Rows from a dataset of charts and code
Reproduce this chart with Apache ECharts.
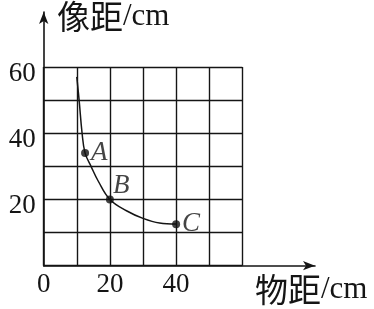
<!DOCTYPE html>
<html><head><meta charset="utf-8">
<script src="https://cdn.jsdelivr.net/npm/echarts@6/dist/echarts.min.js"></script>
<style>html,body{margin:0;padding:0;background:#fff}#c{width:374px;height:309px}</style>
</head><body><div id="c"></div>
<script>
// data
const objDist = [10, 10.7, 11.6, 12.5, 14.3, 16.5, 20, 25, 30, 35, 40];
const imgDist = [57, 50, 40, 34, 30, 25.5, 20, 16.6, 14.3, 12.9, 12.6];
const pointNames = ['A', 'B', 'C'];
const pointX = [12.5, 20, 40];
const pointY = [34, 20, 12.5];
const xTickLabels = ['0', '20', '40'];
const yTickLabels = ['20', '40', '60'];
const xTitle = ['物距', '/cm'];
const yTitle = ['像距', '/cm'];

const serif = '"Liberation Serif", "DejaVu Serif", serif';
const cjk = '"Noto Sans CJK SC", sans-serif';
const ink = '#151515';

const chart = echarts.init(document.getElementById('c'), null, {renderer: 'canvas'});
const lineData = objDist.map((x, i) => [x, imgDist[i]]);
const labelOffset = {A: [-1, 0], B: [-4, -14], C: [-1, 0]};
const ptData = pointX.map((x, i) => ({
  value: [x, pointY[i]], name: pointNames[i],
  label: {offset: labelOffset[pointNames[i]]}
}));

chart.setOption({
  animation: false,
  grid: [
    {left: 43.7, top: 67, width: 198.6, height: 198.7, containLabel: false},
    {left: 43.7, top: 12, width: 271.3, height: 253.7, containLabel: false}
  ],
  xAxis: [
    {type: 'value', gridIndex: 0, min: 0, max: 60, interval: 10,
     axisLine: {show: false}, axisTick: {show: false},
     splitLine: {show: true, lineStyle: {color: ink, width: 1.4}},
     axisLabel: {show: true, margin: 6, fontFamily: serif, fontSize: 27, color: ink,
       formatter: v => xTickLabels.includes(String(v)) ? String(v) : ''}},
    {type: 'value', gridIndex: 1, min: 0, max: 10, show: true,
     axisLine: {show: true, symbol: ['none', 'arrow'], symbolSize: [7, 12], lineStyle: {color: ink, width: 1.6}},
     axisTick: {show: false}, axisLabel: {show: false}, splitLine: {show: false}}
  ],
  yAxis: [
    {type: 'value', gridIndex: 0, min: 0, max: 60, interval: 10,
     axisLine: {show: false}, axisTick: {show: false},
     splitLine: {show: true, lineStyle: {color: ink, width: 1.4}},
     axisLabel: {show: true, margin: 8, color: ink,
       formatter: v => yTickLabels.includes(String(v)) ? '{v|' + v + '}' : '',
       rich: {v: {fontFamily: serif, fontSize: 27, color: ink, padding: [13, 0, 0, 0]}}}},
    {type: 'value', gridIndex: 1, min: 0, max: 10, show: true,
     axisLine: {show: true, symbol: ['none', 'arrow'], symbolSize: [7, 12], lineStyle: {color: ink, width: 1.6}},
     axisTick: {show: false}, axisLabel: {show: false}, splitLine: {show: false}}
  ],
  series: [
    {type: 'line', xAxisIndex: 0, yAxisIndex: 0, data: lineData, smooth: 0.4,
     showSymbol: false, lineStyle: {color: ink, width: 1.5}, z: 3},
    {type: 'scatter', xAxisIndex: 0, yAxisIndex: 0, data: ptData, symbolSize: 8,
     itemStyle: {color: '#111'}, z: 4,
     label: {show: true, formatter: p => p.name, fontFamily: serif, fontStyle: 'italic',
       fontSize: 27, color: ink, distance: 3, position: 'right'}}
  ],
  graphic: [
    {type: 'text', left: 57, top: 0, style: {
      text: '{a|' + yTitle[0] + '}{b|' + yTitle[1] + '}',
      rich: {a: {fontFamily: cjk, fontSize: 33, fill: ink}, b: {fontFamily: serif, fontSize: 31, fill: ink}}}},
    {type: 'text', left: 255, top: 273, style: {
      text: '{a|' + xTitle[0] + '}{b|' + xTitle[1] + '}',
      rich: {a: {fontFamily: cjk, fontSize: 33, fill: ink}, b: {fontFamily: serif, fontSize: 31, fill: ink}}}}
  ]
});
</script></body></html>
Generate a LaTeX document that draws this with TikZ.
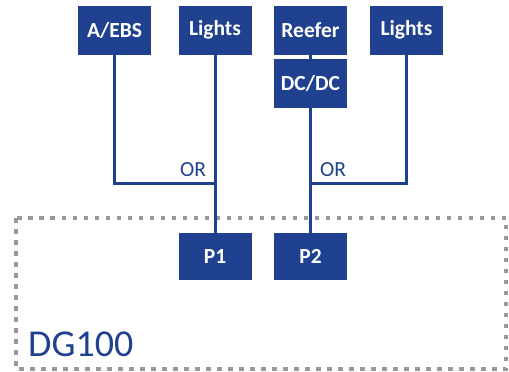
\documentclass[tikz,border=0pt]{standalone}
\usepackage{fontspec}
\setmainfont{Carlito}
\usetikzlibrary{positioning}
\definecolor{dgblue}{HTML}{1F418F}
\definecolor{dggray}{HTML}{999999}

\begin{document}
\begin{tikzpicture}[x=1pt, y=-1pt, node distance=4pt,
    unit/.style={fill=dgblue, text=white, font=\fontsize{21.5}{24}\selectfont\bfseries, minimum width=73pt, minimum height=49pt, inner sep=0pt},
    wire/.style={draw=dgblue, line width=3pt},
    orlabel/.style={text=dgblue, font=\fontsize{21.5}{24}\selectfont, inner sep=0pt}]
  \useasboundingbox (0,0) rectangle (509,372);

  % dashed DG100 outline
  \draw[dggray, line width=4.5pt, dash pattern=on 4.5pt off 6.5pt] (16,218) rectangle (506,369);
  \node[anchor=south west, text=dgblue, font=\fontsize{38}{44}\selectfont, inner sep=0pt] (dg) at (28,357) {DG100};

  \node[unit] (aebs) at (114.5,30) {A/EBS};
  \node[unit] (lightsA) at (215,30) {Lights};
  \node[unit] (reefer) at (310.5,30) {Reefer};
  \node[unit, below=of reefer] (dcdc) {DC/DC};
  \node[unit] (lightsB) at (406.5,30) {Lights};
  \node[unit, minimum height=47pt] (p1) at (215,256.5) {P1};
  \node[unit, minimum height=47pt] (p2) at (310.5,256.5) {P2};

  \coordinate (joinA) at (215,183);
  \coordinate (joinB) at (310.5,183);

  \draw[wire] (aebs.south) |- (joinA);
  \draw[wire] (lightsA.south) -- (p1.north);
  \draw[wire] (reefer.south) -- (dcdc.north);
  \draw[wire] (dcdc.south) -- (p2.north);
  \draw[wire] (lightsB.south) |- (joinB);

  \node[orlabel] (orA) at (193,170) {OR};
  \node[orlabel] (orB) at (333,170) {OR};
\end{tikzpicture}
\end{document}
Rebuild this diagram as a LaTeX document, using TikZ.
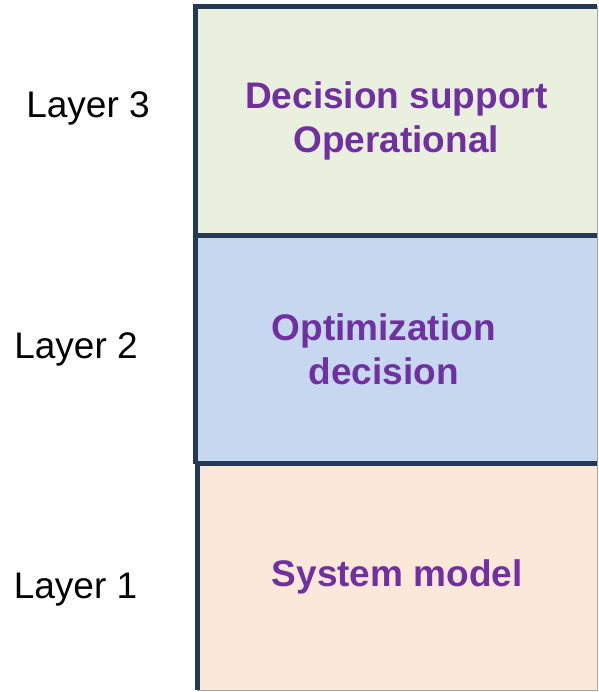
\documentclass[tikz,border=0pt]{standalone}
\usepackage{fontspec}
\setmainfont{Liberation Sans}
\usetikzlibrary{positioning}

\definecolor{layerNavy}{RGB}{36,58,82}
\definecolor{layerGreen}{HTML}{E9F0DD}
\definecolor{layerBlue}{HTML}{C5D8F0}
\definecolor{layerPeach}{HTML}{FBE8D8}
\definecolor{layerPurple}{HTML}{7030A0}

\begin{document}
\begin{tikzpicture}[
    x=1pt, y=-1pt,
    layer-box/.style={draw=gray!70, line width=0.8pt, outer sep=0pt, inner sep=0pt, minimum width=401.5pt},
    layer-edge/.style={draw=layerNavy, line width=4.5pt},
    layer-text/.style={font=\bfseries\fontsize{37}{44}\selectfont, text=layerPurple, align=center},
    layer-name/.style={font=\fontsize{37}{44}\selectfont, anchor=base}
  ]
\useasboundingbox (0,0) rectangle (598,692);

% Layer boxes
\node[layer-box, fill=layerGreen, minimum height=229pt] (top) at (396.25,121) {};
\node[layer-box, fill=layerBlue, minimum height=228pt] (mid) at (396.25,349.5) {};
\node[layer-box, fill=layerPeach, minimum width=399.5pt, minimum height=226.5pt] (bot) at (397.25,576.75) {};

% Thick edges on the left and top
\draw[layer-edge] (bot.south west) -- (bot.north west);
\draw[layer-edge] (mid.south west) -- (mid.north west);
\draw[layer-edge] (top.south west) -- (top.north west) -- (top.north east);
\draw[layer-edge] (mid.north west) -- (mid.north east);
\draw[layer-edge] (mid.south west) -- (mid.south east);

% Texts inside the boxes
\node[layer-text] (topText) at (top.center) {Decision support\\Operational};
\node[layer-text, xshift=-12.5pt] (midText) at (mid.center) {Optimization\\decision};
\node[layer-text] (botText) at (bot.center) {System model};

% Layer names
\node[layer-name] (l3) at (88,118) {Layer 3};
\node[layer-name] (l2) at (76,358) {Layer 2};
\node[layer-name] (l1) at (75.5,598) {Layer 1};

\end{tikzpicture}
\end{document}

_What to work on_.
Quote exactly, and only, the lines from the line containing "Rebuild this diagram" through the final line of the records above, both included, omitting any pictures.

_Result for this task_.
Rebuild this diagram as a LaTeX document, using TikZ.
\documentclass[tikz,border=0pt]{standalone}
\usepackage{fontspec}
\setmainfont{Liberation Sans}
\usetikzlibrary{positioning}

\definecolor{layerNavy}{RGB}{36,58,82}
\definecolor{layerGreen}{HTML}{E9F0DD}
\definecolor{layerBlue}{HTML}{C5D8F0}
\definecolor{layerPeach}{HTML}{FBE8D8}
\definecolor{layerPurple}{HTML}{7030A0}

\begin{document}
\begin{tikzpicture}[
    x=1pt, y=-1pt,
    layer-box/.style={draw=gray!70, line width=0.8pt, outer sep=0pt, inner sep=0pt, minimum width=401.5pt},
    layer-edge/.style={draw=layerNavy, line width=4.5pt},
    layer-text/.style={font=\bfseries\fontsize{37}{44}\selectfont, text=layerPurple, align=center},
    layer-name/.style={font=\fontsize{37}{44}\selectfont, anchor=base}
  ]
\useasboundingbox (0,0) rectangle (598,692);

% Layer boxes
\node[layer-box, fill=layerGreen, minimum height=229pt] (top) at (396.25,121) {};
\node[layer-box, fill=layerBlue, minimum height=228pt] (mid) at (396.25,349.5) {};
\node[layer-box, fill=layerPeach, minimum width=399.5pt, minimum height=226.5pt] (bot) at (397.25,576.75) {};

% Thick edges on the left and top
\draw[layer-edge] (bot.south west) -- (bot.north west);
\draw[layer-edge] (mid.south west) -- (mid.north west);
\draw[layer-edge] (top.south west) -- (top.north west) -- (top.north east);
\draw[layer-edge] (mid.north west) -- (mid.north east);
\draw[layer-edge] (mid.south west) -- (mid.south east);

% Texts inside the boxes
\node[layer-text] (topText) at (top.center) {Decision support\\Operational};
\node[layer-text, xshift=-12.5pt] (midText) at (mid.center) {Optimization\\decision};
\node[layer-text] (botText) at (bot.center) {System model};

% Layer names
\node[layer-name] (l3) at (88,118) {Layer 3};
\node[layer-name] (l2) at (76,358) {Layer 2};
\node[layer-name] (l1) at (75.5,598) {Layer 1};

\end{tikzpicture}
\end{document}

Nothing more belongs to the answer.